At the very least, it will enable me to be a more valuable contributor at my current job. At this point, my focus is on learning as much as I can and completing the program while working full-time. After graduating, I may focus on exploring other opportunities.

Do you have any advice for incoming students or students considering the MGIS program, based on your experiences so far?

Dive In!

Do not be intimated by the format. Embrace the flexibility that modern learning environments provide. For those that completed undergraduate degrees a “few” years ago like I did, you will be pleasantly surprised at how easily you adjust. Again, I find that the professors are far more accessible in the online learning courses than they ever were as an undergraduate student. You schedule coursework around your time. The classes provide applicable information and exercises that are based on realistic scenarios. The discussion forums generate very thoughtful conversation and idea exchange.

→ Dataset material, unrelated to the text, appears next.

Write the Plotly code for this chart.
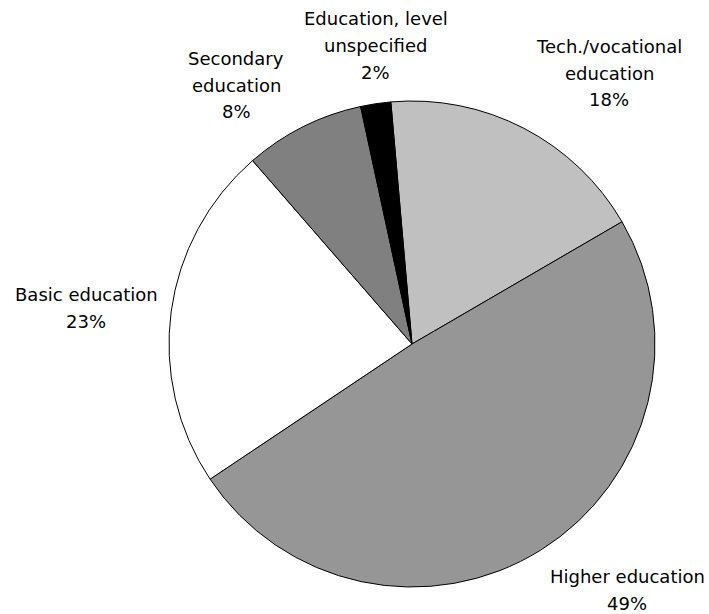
"""Pie chart: distribution by education level."""
import plotly.graph_objects as go

# data
labels = [
    "Tech./vocational<br>education",
    "Higher education",
    "Basic education",
    "Secondary<br>education",
    "Education, level<br>unspecified",
]
values = [18, 49, 23, 8, 2]
colors = ["#C0C0C0", "#969696", "#FFFFFF", "#808080", "#000000"]

W, H = 709, 614

# label block centres, in pixels (x, y from top)
label_pos = [(609, 73), (627, 590), (86, 308), (236, 85), (376, 45)]
LINE_PITCH = 27

# pie centre and radius in pixels
cx, cy, rad = 412, 344, 243

fig = go.Figure(
    go.Pie(
        labels=[l.replace("<br>", " ") for l in labels],
        values=values,
        sort=False,
        direction="clockwise",
        rotation=-5,
        textinfo="none",
        hoverinfo="label+percent",
        marker=dict(colors=colors, line=dict(color="#000000", width=1)),
        domain=dict(
            x=[(cx - rad) / W, (cx + rad) / W],
            y=[(H - cy - rad) / H, (H - cy + rad) / H],
        ),
        showlegend=False,
    )
)

for lab, val, (px_, py_) in zip(labels, values, label_pos):
    lines = lab.split("<br>") + [f"{val}%"]
    n = len(lines)
    for i, line in enumerate(lines):
        y_px = py_ + (i - (n - 1) / 2) * LINE_PITCH
        fig.add_annotation(
            text=line,
            x=px_ / W,
            y=1 - y_px / H,
            xref="paper",
            yref="paper",
            xanchor="center",
            yanchor="middle",
            showarrow=False,
            font=dict(family="DejaVu Sans", size=18, color="#000000"),
        )

fig.update_layout(
    width=W,
    height=H,
    margin=dict(l=0, r=0, t=0, b=0),
    paper_bgcolor="#FFFFFF",
    plot_bgcolor="#FFFFFF",
)

# drop the default 8px body margin so the figure fills the window
fig.write_html(
    "out.html",
    config={"displayModeBar": False},
    post_script="document.body.style.margin='0';document.body.style.overflow='hidden';",
)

Also, do not be afraid of the strict guidelines around paper writing and source citations. Apparently, plagiarism is a big issue nowadays. Just cite all your sources and follow the standards of the reference style required by the university. It is REALLY NOT difficult at all. I was absolutely terrified when I turned in my very first research paper. I just knew that I had missed a reference or cited something incorrectly. I was convinced that the plagiarism detection service was going to blacklist me even though I had literally spent hours making sure I had done everything as correctly as possible. The worry was all for naught.